[Crunch] Figure out why this job was marked Failed unexpectedly
They seemed to have this error in common: error: Unable to allocate resources: Requested nodes are busy. Ward said that there were two crunch dispatchers running and shutting one down seemed to fix it.
When the jobs end, they usually have a 403 Permission error and cannot output to keep.
Touch the "crunch_refresh_trigger" file when the state changes. This notifies
all crunch-job instances to check the cancelled and state flags, so if a
running job changes state unexpectedly, it will be treated as a cancellation. refs #4314
#7 Updated by Peter Amstutz about 6 years ago
There's two different errors here.
- qr1hi-8i9sb-vt7mb676a4htd6k dies because of "Job state unexpectedly changed to Failed" which certainly could be due to #4310
#8 Updated by Tom Clegg about 6 years ago
The timing here makes the #4310 explanation less than 100% convincing. What would make crunch-dispatch take any interest in a job that has had
state=='Running' for 37 minutes? (Process suspended???)

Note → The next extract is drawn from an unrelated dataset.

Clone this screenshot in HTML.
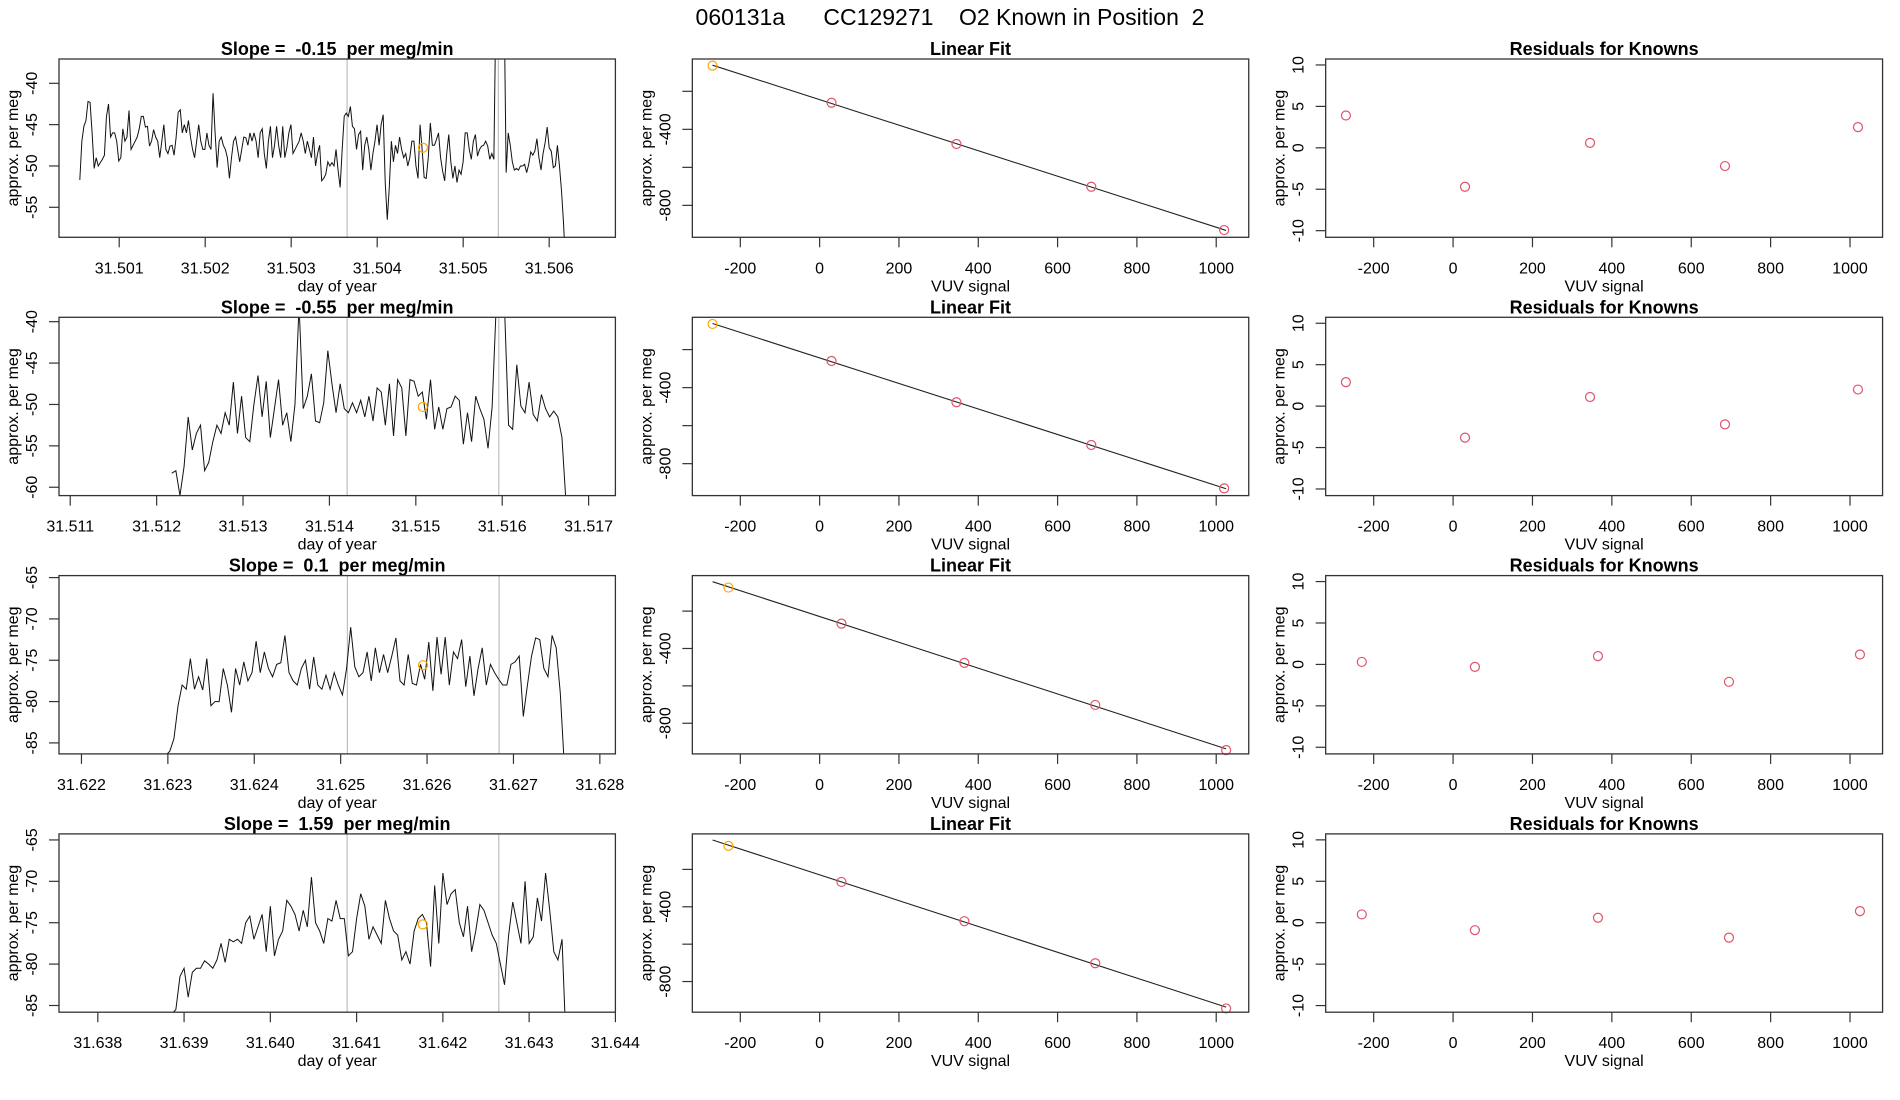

2014-10-24_19:59:31 qr1hi-8i9sb-vt7mb676a4htd6k 14114 start ... 2014-10-24_20:37:11 qr1hi-8i9sb-vt7mb676a4htd6k 14114 Job state unexpectedly changed to Failed
#10 Updated by Peter Amstutz about 6 years ago
Some additional sluthing shows that qr1hi-8i9sb-vt7mb676a4htd6k changed from "Running" to "Failed" at 2014-10-24T19:59:32Z which suggests that it was a result of a race between crunch-dispatchers, but crunch-job didn't notice it until the task had completed 35 minutes later.
#13 Updated by Peter Amstutz almost 6 years ago
Finally figured this one out. crunch-job only checks the job state if the file listed in "CRUNCH_REFRESH_TRIGGER" has been touched recently. It does this for cancellations, but not for other state changes, so even though the job was marked "failed" almost immediately due to the crunch-dispatcher race, it didn't notice until it completed on its own. 7e4a195 fixes that (unexpected state changes will be treated as cancellations).
("crunch_refresh_trigger" is an unfortunate backchannel method of communicating from API server to crunch-job, in the future when we need crunch-dispatch to run on a separate instance from crunch-dispatch this will need to use websockets.)
#14 Updated by Radhika Chippada almost 6 years ago
Discussed the one-liner update with Peter for background info, and the update looks go to me.
And, all api server tests passed.
My only comment was, since the update was so close to the comment "# TODO: Remove the following case block when old ..." and we agreed that we will create a separate ticket to clean the old code.